As Israel’s ambassador Ron Dermer is about to leave his Washington posting after seven years, he recaps the challenges and triumphs of a transformative term
Even measured against the crises that defined the Netanyahu-Obama relationship until then, it was a confrontation like nothing that Washington had seen.
Tension between then-president Obama and Prime Minister Netanyahu had been building for months over the emergent Iran Deal when the news broke: Bibi would confront the US president in his own backyard, with a protocol-defying speech to a joint session of Congress to sound the alarm.
As the March 2015 event approached, the administration pointedly noted that Obama wouldn’t be watching.
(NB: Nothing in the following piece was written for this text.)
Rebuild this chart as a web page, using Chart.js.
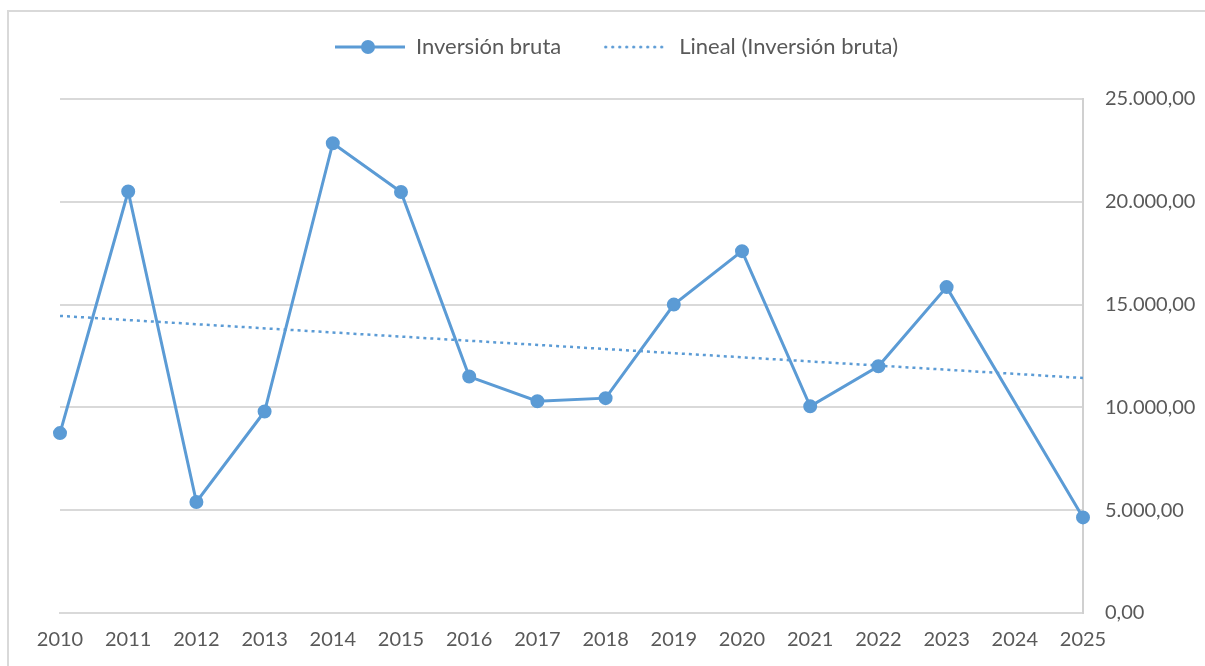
<!DOCTYPE html>
<html>
<head>
<meta charset="utf-8">
<script src="https://cdn.jsdelivr.net/npm/chart.js@4/dist/chart.umd.min.js"></script>
<style>
  html, body { margin: 0; padding: 0; background: #fff; overflow: hidden; }
  #wrap { position: absolute; left: 0; top: 0; width: 1205px; height: 666px; }
  #frame { position: absolute; left: 7px; top: 10px; width: 1300px; height: 800px;
           border: 2px solid #d9d9d9; pointer-events: none; }
</style>
</head>
<body>
<div id="wrap">
  <div id="frame"></div>
  <canvas id="chart" width="1205" height="666"></canvas>
</div>
<script>
// datos
const years = ['2010', '2011', '2012', '2013', '2014', '2015', '2016', '2017',
               '2018', '2019', '2020', '2021', '2022', '2023', '2024', '2025'];
const inversionBruta = [8750, 20500, 5400, 9800, 22850, 20480, 11500, 10300,
                        10450, 15000, 17600, 10050, 12000, 15850, null, 4650];
// línea de tendencia (solo extremos)
const tendencia = [14450, null, null, null, null, null, null, null,
                   null, null, null, null, null, null, null, 11430];
const yTicks = [0, 5000, 10000, 15000, 20000, 25000];

const azul = '#5b9bd5';
const gris = '#595959';

Chart.defaults.font.family = 'Lato, "Open Sans", sans-serif';
Chart.defaults.color = gris;

// iconos de la leyenda (76 px, la caja de Chart.js mide 64)
function iconoSerie() {
  const c = document.createElement('canvas');
  c.width = 76; c.height = 18;
  const g = c.getContext('2d');
  g.strokeStyle = azul; g.lineWidth = 3;
  g.beginPath(); g.moveTo(0, 9); g.lineTo(70, 9); g.stroke();
  g.fillStyle = azul;
  g.beginPath(); g.arc(33, 9, 7, 0, Math.PI * 2); g.fill();
  return c;
}
function iconoTendencia() {
  const c = document.createElement('canvas');
  c.width = 76; c.height = 18;
  const g = c.getContext('2d');
  g.fillStyle = azul;
  for (let x = 6; x < 68; x += 7) {
    g.beginPath(); g.arc(x + 1.5, 9, 1.6, 0, Math.PI * 2); g.fill();
  }
  return c;
}
const iconos = [iconoSerie(), iconoTendencia()];

// espacio entre la leyenda y el área del gráfico
const legendGap = {
  id: 'legendGap',
  beforeInit(chart) {
    const fit = chart.legend.fit;
    chart.legend.fit = function () {
      fit.bind(chart.legend)();
      this.height = 99;
    };
  },
  afterLayout(chart) {
    const lg = chart.legend;
    lg.top -= 7; lg.bottom -= 7;
    lg.left -= 13; lg.right -= 13;
  }
};

const ctx = document.getElementById('chart').getContext('2d');
new Chart(ctx, {
  type: 'line',
  data: {
    labels: years,
    datasets: [
      {
        label: 'Inversión bruta',
        data: inversionBruta,
        borderColor: azul,
        backgroundColor: azul,
        borderWidth: 3,
        pointRadius: 6,
        pointBorderWidth: 2,
        pointBackgroundColor: azul,
        pointBorderColor: azul,
        spanGaps: true,
        tension: 0,
      },
      {
        label: 'Lineal (Inversión bruta)',
        data: tendencia,
        borderColor: azul,
        borderWidth: 2.5,
        borderDash: [3, 4],
        pointRadius: 0,
        spanGaps: true,
        tension: 0,
      },
    ],
  },
  options: {
    responsive: false,
    animation: false,
    layout: { padding: { top: 0, left: 60, right: 0, bottom: 0 } },
    plugins: {
      tooltip: { enabled: false },
      legend: {
        position: 'top',
        labels: {
          usePointStyle: true,
          pointStyleWidth: 64,
          padding: 43,
          color: gris,
          font: { size: 22 },
          generateLabels(chart) {
            return chart.data.datasets.map((ds, i) => ({
              text: ds.label,
              pointStyle: iconos[i],
              fillStyle: azul,
              strokeStyle: azul,
              lineWidth: 0,
              datasetIndex: i,
              fontColor: gris,
            }));
          },
        },
      },
    },
    scales: {
      x: {
        type: 'category',
        offset: false,
        grid: { display: false, drawTicks: false },
        border: { display: true, color: '#d9d9d9', width: 2 },
        ticks: { padding: 15, maxRotation: 0, autoSkip: false, font: { size: 20 }, color: gris },
        afterFit(scale) { scale.height = 53; },
      },
      y: {
        position: 'right',
        min: 0,
        max: 25000,
        afterBuildTicks(scale) { scale.ticks = yTicks.map(v => ({ value: v })); },
        grid: { color: '#d9d9d9', lineWidth: 2, drawTicks: false },
        border: { display: true, color: '#d0d0d0', width: 2 },
        ticks: {
          padding: 22,
          font: { size: 20 },
          color: gris,
          callback: (v) => v.toLocaleString('de-DE', { minimumFractionDigits: 2, maximumFractionDigits: 2 }),
        },
        afterFit(scale) { scale.width = 122; },
      },
    },
  },
  plugins: [legendGap],
});
</script>
</body>
</html>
White House sources spoke of an unprecedented interference in American politics, and the media kept a ticker of Democrats planning to boycott the joint session amid talk of an embarrassingly empty plenum.
But it was a full House that a taut-faced Bibi addressed, and as he began, the deep voice started to work its magic. “We’re an ancient people,” he intoned, turning to history. “Tomorrow night, on the Jewish holiday of Purim, we’ll read the Book of Esther, of a powerful Persian viceroy named Haman, who plotted to destroy the Jewish People some 2,500 years ago. But a courageous Jewish woman, Queen Esther, exposed the plot.